## [Dataset content]

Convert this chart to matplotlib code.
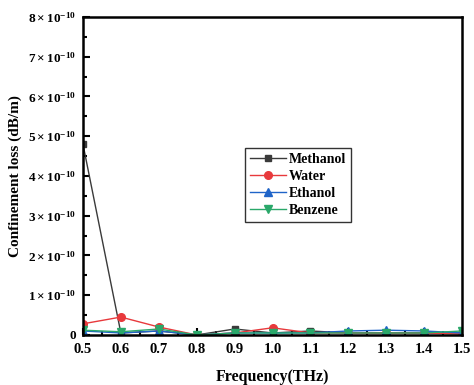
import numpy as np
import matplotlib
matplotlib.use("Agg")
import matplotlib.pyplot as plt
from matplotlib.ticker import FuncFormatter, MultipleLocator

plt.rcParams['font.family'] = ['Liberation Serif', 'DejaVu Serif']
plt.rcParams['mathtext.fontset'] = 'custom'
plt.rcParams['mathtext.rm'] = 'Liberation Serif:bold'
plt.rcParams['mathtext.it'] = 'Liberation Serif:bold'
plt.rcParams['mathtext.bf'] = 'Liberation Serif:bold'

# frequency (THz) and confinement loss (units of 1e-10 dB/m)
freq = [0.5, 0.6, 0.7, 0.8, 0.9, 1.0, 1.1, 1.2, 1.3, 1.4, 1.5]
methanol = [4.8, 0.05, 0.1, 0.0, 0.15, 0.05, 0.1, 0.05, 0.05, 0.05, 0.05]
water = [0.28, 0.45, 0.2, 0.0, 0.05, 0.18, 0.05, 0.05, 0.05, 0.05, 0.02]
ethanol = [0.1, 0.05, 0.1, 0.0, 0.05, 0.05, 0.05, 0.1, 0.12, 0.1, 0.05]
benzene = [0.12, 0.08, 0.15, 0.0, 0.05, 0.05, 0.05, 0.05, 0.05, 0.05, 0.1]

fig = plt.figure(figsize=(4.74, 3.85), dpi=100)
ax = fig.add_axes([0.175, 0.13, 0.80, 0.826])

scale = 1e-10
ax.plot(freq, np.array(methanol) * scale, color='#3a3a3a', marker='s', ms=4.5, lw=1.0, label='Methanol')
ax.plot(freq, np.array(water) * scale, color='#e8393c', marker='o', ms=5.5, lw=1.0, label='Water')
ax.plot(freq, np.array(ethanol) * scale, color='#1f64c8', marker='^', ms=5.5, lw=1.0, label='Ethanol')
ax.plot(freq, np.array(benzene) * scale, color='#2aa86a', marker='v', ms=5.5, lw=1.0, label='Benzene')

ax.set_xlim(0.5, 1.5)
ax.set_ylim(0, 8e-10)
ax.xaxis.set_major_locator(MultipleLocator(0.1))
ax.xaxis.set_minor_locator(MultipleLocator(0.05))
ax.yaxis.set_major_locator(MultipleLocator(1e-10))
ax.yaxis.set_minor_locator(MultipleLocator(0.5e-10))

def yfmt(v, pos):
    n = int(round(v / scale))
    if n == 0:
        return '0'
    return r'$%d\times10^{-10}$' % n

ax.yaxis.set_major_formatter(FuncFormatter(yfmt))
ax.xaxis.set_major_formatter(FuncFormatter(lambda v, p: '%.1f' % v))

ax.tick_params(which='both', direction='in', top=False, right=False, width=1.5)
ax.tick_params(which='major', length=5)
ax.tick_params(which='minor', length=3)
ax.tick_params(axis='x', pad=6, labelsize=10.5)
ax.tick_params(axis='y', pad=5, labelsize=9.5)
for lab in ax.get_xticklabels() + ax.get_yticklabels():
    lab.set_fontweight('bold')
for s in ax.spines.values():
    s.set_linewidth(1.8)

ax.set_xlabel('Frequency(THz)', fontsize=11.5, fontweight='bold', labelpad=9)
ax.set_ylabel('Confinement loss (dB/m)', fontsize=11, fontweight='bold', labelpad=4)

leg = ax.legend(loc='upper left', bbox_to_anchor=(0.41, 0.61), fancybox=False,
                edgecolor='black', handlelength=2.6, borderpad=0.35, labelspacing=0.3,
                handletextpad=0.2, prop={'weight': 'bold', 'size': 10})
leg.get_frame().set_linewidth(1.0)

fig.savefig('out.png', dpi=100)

## [What to produce]
Quote, exactly and only, the lines from the first line of the data above through the line containing "from matplotlib.ticker import". The pictures do not belong in it.

## [Exercise response]
Convert this chart to matplotlib code.
import numpy as np
import matplotlib
matplotlib.use("Agg")
import matplotlib.pyplot as plt
from matplotlib.ticker import FuncFormatter, MultipleLocator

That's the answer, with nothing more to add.